Existiert Ronzheimer nicht?

Hier macht der Blogger Tobias Huch sich über die Verschwörungstheorie im Netzwerk X lustig und führt sie ins Absurde.

"Die übliche Anklageschrift gegen Paul Ronzheimer (BILD): Natürlich war Paul @Ronzheimer nicht beim #Greenscreen. #Ronzheimer existiert nicht als Mensch. Seit vielen Jahren war er ein KI, der immer dort eingestellt wurde, wo Sie ihn brauchen, mit Hilfe des Hologenerator (Holo-KI basierend auf ChatGPT7.0, der bisher nur für militärische Zwecke freigegeben wurde - Top Secret NATO). Sein vermeintlicher 'Operator' Giorgos Mutafis ist tatsächlich ein Techniker für Hologeneratoren. Dies wird auch durch die flache Erde Theorie bewiesen, da die Krümmung der Erde zu Verzerrungen des Hologramms führen würde.
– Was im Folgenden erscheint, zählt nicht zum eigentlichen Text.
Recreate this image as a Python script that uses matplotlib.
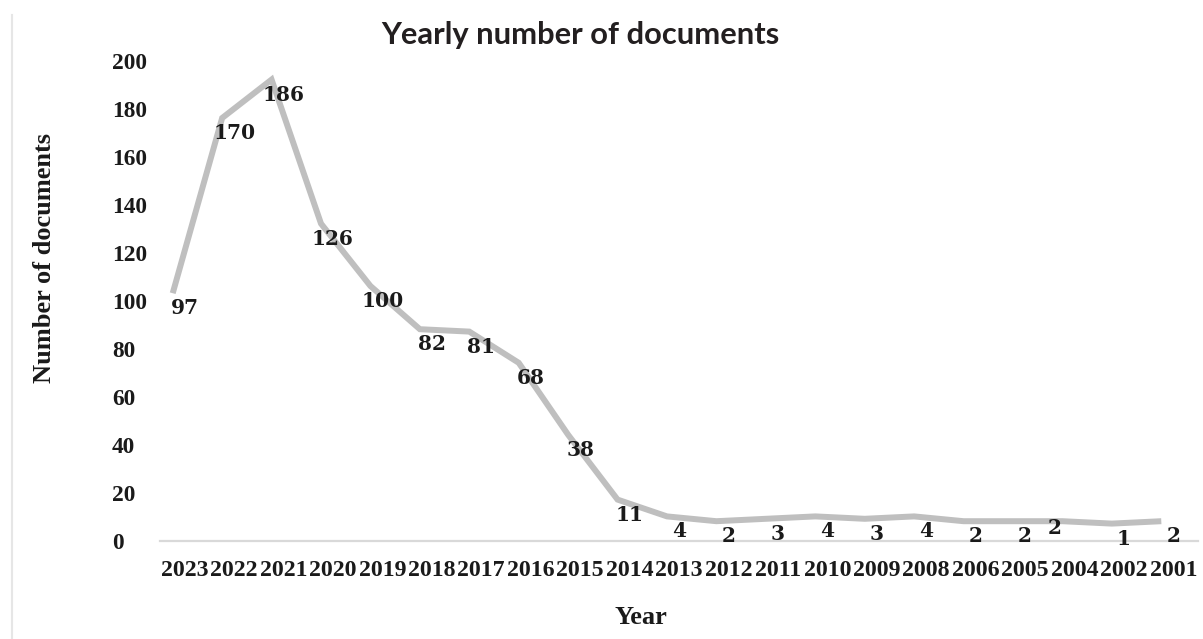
#!/usr/bin/env python3
"""Yearly number of documents line chart."""
import matplotlib
matplotlib.use("Agg")
import matplotlib.pyplot as plt
import matplotlib.transforms as mtransforms
from matplotlib.lines import Line2D

years = ["2023", "2022", "2021", "2020", "2019", "2018", "2017", "2016", "2015",
         "2014", "2013", "2012", "2011", "2010", "2009", "2008", "2006", "2005",
         "2004", "2002", "2001"]
docs = [97, 170, 186, 126, 100, 82, 81, 68, 38, 11, 4, 2, 3, 4, 3, 4, 2, 2, 2, 1, 2]
yticks = list(range(0, 201, 20))

W, H = 1203, 639
fig = plt.figure(figsize=(W / 100, H / 100), dpi=100)
ax = fig.add_axes([160 / W, 1 - 541 / H, (1198 - 160) / W, (541 - 61) / H])

x = list(range(len(years)))
# the line in the source sits a little up and left of the labels
shift = mtransforms.offset_copy(ax.transData, fig=fig, x=-12, y=15, units="dots")
ax.plot(x, docs, color="#bfbfbf", lw=4.3, solid_joinstyle="miter",
        solid_capstyle="butt", transform=shift, zorder=2)

for i, v in enumerate(docs):
    dx, dy = (0, 0)
    if years[i] == "2004":
        dx, dy = (-14, 6)
    ax.annotate(str(v), (i, v), xytext=(dx, dy), textcoords="offset points",
                ha="center", va="center", fontsize=14.5, family="DejaVu Serif",
                weight="bold", color="#1a1a1a", zorder=3)

ax.set_xlim(-0.5, len(years) - 0.5)
ax.set_ylim(0, 200)
ax.set_xticks(x)
ax.set_xticklabels(years)
ax.set_yticks(yticks)
ax.set_yticklabels([str(t) for t in yticks])

for lab in ax.get_xticklabels() + ax.get_yticklabels():
    lab.set_fontfamily("Liberation Serif")
    lab.set_fontweight("bold")
    lab.set_color("#1a1a1a")
for lab in ax.get_xticklabels():
    lab.set_fontsize(17.2)
for lab in ax.get_yticklabels():
    lab.set_fontsize(16.8)
    lab.set_horizontalalignment("left")

ax.tick_params(axis="y", length=0, pad=34.5)
ax.tick_params(axis="x", length=0, pad=14)
for side in ["left", "right", "top"]:
    ax.spines[side].set_visible(False)
ax.spines["bottom"].set_color("#d9d9d9")
ax.spines["bottom"].set_linewidth(1.6)

fig.text(580 / W, 1 - 35 / H, "Yearly number of documents", ha="center",
         va="center", fontsize=22.2, family="Lato", weight="bold", color="#231f20")
fig.text(641 / W, 1 - 618 / H, "Year", ha="center", va="center", fontsize=19,
         family="Liberation Serif", weight="bold", color="#1a1a1a")
fig.text(45 / W, 1 - 258 / H, "Number of documents", ha="center", va="center",
         rotation=90, fontsize=19, family="Liberation Serif", weight="bold",
         color="#1a1a1a")

# thin frame edge on the left of the source image
fig.add_artist(Line2D([12 / W, 12 / W], [0, 1 - 15 / H], transform=fig.transFigure,
                      color="#e6e6e6", lw=1.5))

fig.savefig("out.png", dpi=100)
Diese beeindruckende Technologie stammt aus dem Doppelsternsystem Aldebaran und wurde vom Physiker Dr. Cain entwickelt. ... Der Name Ronzheimer ist eine germanisierte Version des Wortes 'Runs home' (Runshome -> Ronzheimer), da die Technologie letztendlich für den häuslichen Gebrauch entwickelt wurde. Gaza, Ukraine, Irak, Afghanistan und Syrien - das sind Extrembedingungen".

Vielleicht gibt es tatsächlich jemanden, der das glaubt?